Another NYS residency case, another taxpayer loss, and a seemingly expanding interpretation of the NYS statutory residency provisions.
Last week the NY Tax Appeals Tribunal released its decision for Matter of John Gaied. Before delving into the facts, I feel compelled to note the case’s dizzying procedural history.
The taxpayer appealed to the Tax Appeals Tribunal after losing before the Administrative Law Judge, and successfully had the ALJ determination overturned. NY’s Division of Taxation must have been rather unhappy with that outcome, because the Division subsequently filed a motion for reargument. As noted in Foley v. Roche:
A motion for reargument is designed to afford a party an opportunity to establish that the court overlooked or misapprehended the relevant facts, or misapplied any controlling principle of law.
If a court grants a motion for reagrument, it is essentially
succumbing to political forces admitting it somehow messed up on the first go around.
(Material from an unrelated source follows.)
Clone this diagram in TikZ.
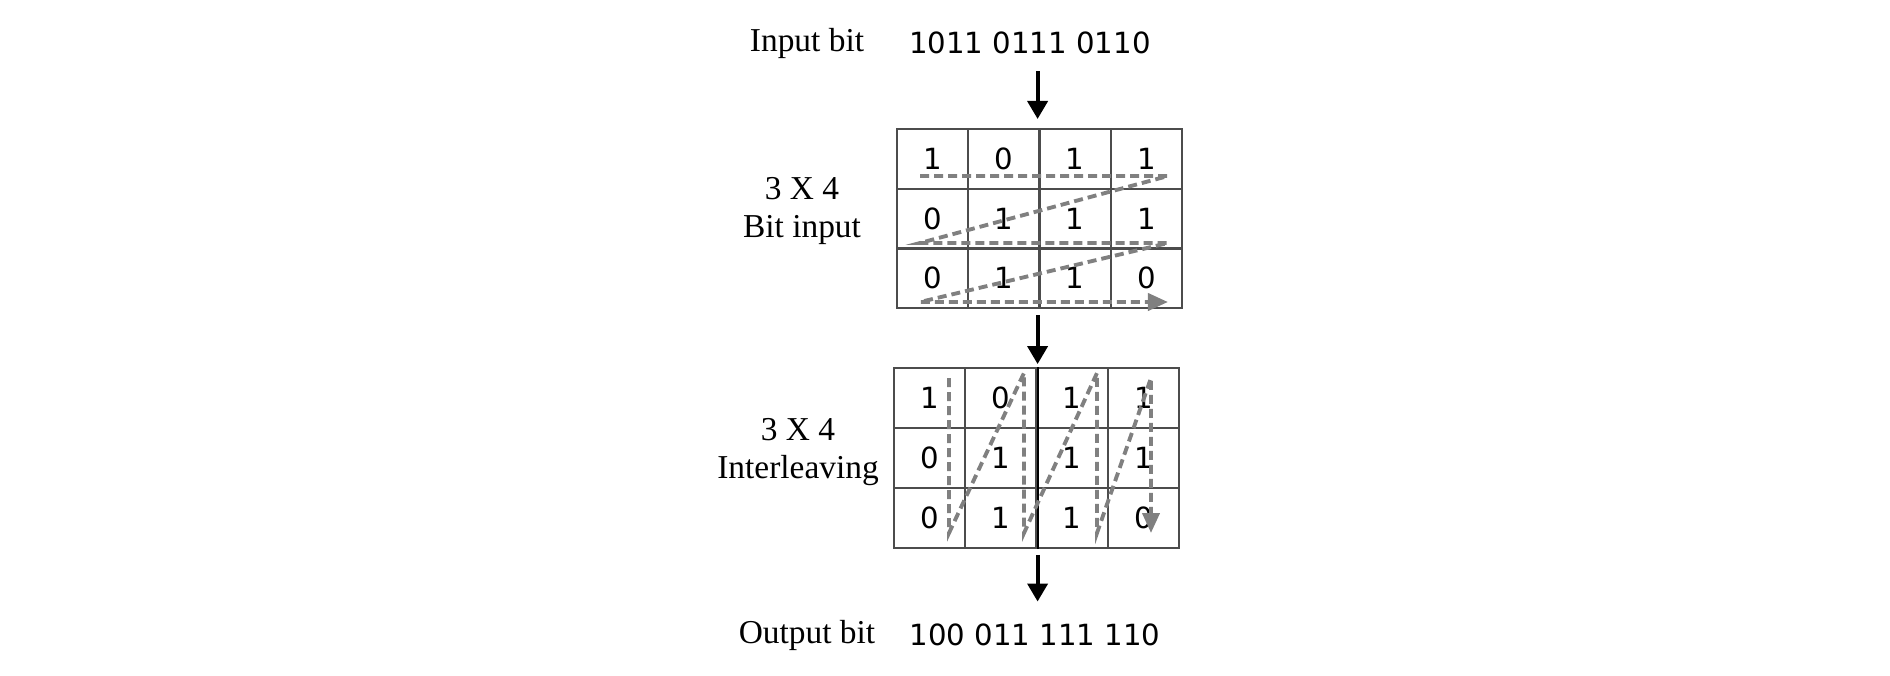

To the surprise of many, the Tribunal granted the motion, the parties re-presented their arguments, and then the Tribunal decided to vacate its decision overturning the ALJ, ultimately sustaining the ALJ’s determination in favor of NYS.
Yes, it takes either a unique set of facts or a striking misinterpretation of the law to generate such vacillation. The main issue in the case was whether Mr. Gaied was considered a NYS statutory resident for the 2001, 2002, and 2003 tax years. As a reminder:
A taxpayer is considered a NYS statutory resident if she (1) maintains a permanent place of abode in New York; AND (2) spends more than 183 days of the taxable year in New York, unless such individual is in active service in the armed forces of the United States.
Like in the recently decided Barker case, the issue further narrowed to whether Mr. Gaied maintained a permanent place of abode in NYS. Also like in Barker, the abode in question, a residential unit owned by the taxpayer in Staten Island, NY, was allegedly occupied by the taxpayer’s parents during the periods in question.
The taxpayer put in long hours at the auto service station he owned in Staten Island, NY, located a mere two miles from the Staten Island residence. The taxpayer also owned and allegedly lived in his primary residence in Old Bridge, New Jersey, a 30 to 45 minute drive from the service station.
If you know anything about NYS residency cases, you can see where this is heading: The taxpayer had significant non-NY source income and filed a nonresident return, NYS noticed the taxpayer owns a NY residence in close proximity to his job, the taxpayer insisted that he rarely or never stayed at the residence, etc., etc., etc.
So why did the taxpayer lose? Keep in mind there are two components to the “maintains a permanent place of abode” analysis: (a) maintenance; and (b) permanence.
The taxpayer “maintained” the Staten Island, NY residence, held the court, because he (i) owned the property and paid expenses for the property’s upkeep; (ii) maintained an apartment for his parents and paid for all of his parent’s household expenses, including the utility and telephone bills, which were in his name, and (iii) listed the Staten Island residence as his address for notices to be sent to the landlord in the apartment leases at the address.
The court reviewed its analysis of the permanent place of abode standard applied in other recent cases, declared that its previous Gaied decision was made “in error and is hereby reversed,” and essentially re-established the objective test applied in Barker: “[W]here a taxpayer has a property right to the subject premises, it is neither necessary nor appropriate to look beyond the physical aspects of the dwelling place to inquire into the taxpayer’s subjective use of the premises….”
The property in question “clearly” met the attributes of a “permanent” place of abode to the court, because the apartment the taxpayer’s parents lived in was fully furnished, and because the taxpayer stayed there overnight on occasion. It seems rather clear that so long as the landlord taxpayer does not rent out a furnished apartment year-round and may occasionally use it, the taxpayer has a losing case on the “permanence” point.
Bottom line: A taxpayer who files a NYS nonresident tax return, owns a “secondary” residential unit in NYS, and has significant non-NY source income, beware. Beware of receiving a letter in the mail that begins with: “Dear Taxpayer: Your NYS tax return has been selected for audit.” A taxpayer who maintains detailed documentation clearly demonstrating year-round use of the “secondary” residence by unrelated parties may, just may, stand a chance.